╭──

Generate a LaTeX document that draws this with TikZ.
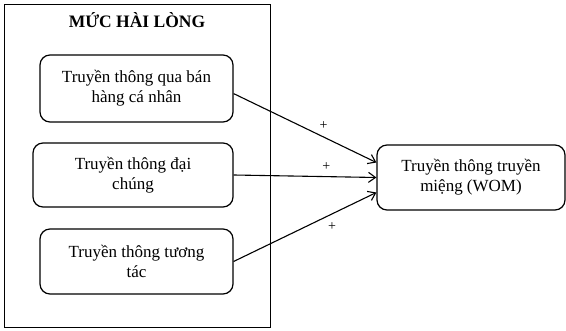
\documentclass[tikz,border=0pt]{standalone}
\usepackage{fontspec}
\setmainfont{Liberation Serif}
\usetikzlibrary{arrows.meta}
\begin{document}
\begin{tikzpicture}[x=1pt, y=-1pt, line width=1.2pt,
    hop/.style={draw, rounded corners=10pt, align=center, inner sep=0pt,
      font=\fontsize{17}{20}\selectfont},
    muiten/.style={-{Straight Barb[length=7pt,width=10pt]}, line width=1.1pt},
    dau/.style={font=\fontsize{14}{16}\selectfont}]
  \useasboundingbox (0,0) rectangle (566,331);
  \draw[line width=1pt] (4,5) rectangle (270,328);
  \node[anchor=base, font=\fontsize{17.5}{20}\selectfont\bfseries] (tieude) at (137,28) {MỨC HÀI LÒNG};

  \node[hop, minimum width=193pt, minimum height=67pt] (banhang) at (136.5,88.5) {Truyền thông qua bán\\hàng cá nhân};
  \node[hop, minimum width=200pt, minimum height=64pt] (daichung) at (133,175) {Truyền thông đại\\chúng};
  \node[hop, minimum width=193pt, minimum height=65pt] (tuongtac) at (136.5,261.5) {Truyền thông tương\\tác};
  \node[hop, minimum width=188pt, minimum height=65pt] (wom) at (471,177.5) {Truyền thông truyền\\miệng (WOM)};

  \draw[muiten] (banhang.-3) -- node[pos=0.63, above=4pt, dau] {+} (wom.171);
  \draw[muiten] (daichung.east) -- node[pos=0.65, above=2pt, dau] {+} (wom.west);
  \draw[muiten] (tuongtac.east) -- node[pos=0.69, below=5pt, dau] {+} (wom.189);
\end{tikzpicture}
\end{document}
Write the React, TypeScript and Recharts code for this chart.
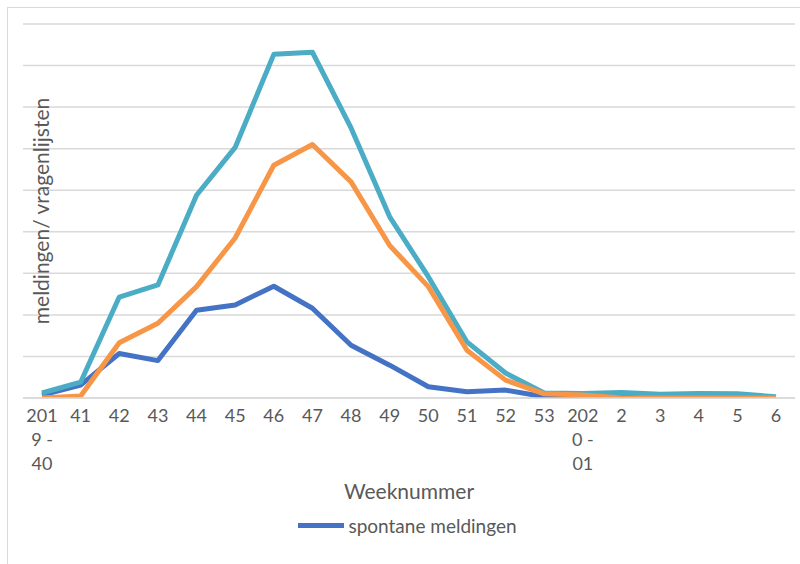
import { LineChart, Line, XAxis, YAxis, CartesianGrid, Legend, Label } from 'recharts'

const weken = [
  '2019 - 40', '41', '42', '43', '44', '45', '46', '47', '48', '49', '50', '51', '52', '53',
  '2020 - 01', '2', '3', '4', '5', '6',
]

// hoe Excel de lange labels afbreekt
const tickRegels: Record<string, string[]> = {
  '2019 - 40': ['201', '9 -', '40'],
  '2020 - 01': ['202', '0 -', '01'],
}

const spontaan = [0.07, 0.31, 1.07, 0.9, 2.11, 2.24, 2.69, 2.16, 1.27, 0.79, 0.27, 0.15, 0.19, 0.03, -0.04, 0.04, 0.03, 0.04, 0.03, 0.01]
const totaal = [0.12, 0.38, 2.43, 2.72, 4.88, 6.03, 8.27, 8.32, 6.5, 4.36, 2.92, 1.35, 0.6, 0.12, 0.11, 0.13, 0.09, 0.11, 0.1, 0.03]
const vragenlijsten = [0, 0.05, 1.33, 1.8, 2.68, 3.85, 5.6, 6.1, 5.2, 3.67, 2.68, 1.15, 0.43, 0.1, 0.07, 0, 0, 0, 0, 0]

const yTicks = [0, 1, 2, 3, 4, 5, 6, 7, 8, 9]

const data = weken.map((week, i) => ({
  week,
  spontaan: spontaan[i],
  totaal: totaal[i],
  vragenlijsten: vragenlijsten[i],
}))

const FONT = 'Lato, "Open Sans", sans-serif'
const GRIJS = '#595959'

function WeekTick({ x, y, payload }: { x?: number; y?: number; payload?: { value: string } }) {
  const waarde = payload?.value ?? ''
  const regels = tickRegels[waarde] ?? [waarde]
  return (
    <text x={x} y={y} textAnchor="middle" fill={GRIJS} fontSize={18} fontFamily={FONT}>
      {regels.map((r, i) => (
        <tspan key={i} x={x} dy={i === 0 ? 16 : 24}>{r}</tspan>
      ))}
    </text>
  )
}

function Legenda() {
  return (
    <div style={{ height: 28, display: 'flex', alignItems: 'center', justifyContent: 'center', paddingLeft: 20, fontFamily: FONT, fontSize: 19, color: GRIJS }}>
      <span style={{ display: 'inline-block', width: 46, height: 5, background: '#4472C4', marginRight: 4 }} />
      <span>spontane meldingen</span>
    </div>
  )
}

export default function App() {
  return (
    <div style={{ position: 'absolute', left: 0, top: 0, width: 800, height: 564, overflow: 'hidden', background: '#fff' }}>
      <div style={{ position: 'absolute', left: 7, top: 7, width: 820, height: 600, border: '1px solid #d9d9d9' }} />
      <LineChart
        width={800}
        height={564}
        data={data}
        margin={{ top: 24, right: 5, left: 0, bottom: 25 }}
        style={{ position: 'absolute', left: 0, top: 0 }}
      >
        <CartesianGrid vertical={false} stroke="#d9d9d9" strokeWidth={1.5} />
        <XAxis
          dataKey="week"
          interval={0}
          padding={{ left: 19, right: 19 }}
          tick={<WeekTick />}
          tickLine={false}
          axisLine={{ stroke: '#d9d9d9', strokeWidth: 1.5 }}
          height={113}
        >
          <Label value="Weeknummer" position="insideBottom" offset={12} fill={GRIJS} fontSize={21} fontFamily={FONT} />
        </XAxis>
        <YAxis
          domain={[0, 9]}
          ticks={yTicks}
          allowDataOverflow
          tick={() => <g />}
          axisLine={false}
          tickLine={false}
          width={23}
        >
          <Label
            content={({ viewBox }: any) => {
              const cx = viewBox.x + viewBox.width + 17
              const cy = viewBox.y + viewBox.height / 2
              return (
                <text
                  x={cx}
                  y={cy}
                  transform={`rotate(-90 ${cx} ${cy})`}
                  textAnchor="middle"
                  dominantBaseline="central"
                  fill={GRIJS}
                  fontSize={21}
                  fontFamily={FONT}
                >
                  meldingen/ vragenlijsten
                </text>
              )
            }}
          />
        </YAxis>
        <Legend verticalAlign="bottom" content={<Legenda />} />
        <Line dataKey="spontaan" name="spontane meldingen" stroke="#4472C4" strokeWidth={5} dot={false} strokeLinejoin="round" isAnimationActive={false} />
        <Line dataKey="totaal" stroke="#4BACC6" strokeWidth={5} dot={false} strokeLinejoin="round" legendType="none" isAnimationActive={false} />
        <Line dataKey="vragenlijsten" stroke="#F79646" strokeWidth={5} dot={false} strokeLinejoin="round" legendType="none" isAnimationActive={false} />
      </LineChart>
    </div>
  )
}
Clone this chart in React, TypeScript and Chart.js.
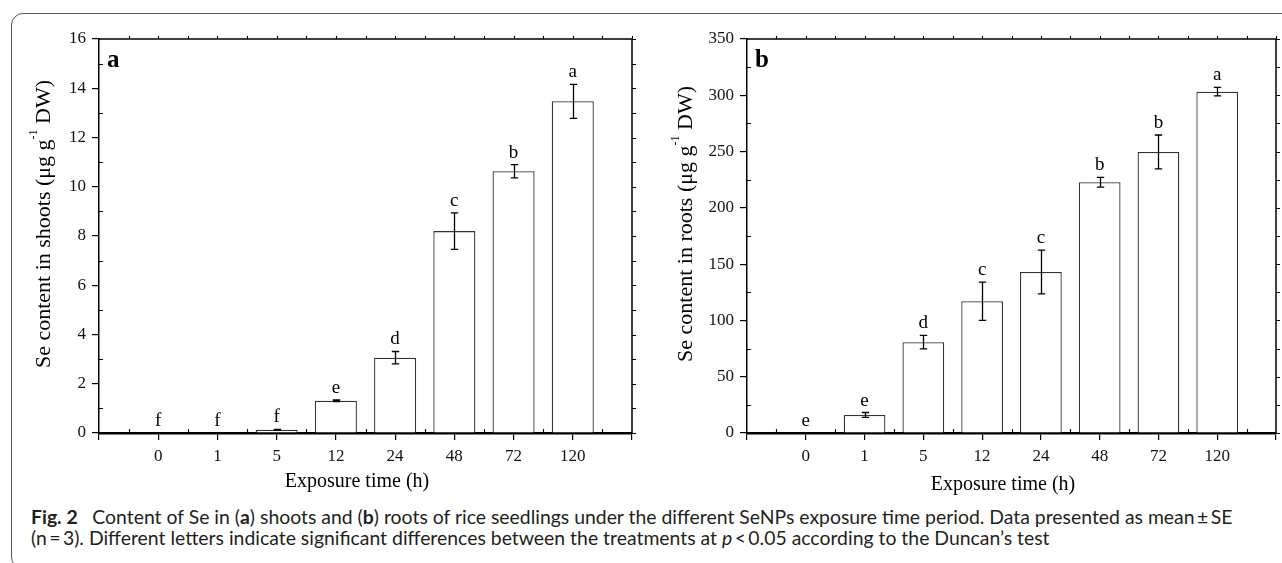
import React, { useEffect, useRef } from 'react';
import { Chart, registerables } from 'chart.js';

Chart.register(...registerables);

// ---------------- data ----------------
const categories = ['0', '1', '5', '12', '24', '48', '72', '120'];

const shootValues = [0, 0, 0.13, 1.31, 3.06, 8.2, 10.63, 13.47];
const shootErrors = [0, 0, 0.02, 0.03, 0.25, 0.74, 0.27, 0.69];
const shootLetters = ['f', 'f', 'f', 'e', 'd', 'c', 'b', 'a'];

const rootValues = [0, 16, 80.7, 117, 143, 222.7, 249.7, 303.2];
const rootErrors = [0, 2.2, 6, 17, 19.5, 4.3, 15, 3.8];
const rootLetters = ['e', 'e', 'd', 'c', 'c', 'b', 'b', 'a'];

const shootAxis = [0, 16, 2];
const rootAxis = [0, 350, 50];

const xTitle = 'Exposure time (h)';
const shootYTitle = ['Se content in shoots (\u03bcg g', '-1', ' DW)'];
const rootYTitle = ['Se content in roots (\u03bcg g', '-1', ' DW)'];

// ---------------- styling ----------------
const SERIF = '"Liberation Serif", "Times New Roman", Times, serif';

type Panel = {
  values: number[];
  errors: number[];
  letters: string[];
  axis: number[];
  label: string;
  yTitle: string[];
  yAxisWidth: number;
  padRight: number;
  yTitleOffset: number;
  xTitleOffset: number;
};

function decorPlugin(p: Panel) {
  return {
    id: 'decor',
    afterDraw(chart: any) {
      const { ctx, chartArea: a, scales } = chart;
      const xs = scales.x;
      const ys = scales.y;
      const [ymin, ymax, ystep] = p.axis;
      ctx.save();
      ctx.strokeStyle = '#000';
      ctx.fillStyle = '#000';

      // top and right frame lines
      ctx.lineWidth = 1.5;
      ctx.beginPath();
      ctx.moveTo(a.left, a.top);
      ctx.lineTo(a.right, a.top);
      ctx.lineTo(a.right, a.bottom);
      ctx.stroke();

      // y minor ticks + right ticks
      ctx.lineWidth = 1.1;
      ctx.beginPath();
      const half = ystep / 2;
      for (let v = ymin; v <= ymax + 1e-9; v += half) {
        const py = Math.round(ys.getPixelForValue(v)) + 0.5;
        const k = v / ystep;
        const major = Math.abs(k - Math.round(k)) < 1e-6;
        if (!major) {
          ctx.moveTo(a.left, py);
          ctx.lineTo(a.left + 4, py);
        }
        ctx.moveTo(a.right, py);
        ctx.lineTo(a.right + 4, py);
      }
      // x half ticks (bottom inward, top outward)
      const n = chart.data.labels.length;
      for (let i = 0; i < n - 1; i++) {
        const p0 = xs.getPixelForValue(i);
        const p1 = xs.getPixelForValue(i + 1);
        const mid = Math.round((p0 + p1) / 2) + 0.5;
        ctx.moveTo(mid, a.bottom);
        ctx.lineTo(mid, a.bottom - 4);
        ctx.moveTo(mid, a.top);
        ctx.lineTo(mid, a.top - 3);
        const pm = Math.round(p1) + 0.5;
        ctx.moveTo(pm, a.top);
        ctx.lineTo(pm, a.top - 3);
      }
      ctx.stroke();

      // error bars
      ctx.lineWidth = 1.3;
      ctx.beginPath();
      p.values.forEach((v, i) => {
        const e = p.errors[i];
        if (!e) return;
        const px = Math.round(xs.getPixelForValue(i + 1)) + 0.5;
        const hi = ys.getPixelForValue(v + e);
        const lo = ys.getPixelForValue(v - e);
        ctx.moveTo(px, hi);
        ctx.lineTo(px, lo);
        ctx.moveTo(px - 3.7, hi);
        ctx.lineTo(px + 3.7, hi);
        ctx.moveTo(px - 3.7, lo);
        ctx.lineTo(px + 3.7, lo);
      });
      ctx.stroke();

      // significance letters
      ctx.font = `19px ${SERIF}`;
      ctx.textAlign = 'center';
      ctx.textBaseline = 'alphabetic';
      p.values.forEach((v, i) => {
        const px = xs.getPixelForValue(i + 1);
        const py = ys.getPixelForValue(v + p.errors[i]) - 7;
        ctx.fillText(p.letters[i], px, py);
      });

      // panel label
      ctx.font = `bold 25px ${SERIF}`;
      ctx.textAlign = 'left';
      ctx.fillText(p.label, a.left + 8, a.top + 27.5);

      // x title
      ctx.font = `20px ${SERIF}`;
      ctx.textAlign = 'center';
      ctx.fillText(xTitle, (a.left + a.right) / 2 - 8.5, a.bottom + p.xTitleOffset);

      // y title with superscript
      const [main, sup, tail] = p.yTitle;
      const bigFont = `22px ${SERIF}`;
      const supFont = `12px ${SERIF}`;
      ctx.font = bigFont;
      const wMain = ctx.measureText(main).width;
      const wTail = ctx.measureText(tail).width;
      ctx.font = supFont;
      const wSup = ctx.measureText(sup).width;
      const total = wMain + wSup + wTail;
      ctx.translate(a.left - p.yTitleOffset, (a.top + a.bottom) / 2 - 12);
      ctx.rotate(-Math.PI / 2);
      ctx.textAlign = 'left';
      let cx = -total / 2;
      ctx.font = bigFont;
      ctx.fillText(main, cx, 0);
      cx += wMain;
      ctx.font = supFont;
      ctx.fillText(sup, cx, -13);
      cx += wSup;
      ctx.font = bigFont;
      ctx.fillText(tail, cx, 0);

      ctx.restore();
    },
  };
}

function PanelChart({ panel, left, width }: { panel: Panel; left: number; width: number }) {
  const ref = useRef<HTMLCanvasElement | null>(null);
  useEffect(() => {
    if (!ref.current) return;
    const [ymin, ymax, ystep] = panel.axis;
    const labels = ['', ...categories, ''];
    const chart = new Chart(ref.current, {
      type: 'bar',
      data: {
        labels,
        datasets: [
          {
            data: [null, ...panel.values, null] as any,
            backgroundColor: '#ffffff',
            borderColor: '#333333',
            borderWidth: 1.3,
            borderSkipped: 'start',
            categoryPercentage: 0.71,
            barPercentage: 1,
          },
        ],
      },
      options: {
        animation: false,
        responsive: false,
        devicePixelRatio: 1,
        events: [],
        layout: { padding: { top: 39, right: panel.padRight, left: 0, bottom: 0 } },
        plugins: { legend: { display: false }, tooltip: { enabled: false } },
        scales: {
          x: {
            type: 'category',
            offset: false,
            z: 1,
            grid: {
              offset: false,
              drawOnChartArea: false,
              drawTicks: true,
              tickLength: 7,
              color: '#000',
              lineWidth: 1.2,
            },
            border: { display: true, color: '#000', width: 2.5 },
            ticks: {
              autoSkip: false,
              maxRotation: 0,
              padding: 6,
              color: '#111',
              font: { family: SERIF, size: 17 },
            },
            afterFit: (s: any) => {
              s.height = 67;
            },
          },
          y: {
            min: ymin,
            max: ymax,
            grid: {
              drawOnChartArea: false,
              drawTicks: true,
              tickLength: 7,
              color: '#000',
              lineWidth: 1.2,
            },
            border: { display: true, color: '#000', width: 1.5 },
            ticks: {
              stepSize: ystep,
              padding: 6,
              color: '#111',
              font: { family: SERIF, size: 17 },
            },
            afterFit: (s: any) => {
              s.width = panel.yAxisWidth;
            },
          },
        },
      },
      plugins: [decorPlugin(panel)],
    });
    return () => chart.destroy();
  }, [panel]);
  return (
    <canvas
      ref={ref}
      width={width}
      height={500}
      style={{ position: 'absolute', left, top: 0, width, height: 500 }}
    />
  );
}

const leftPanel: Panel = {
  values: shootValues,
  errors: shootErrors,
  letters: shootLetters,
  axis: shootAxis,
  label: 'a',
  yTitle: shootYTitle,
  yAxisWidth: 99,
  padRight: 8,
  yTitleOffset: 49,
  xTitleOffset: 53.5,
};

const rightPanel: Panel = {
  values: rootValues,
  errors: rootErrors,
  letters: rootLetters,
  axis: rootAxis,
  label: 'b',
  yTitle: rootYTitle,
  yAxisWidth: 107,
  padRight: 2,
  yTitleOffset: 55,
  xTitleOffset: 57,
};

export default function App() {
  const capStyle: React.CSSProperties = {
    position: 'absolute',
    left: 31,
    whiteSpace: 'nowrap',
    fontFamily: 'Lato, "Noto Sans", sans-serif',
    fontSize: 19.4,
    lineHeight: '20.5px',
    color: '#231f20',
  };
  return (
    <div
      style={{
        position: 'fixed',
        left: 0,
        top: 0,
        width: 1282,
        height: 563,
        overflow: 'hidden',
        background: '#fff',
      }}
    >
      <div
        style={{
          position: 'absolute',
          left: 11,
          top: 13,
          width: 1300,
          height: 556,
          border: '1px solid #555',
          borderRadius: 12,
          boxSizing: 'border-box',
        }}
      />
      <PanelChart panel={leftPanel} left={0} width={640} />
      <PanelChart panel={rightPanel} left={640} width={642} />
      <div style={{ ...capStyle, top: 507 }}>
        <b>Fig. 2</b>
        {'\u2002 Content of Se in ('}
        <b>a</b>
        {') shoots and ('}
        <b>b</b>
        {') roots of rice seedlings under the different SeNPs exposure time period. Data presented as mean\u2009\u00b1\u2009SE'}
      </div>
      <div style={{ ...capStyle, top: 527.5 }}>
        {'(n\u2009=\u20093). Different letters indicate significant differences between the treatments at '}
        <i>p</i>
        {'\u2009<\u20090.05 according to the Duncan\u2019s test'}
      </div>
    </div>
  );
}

╰──

__DESCRIPTION OF THE TASK__
Write down only the number of lines that contain the string "with" in the listing.

__COMPLETED TASK__
2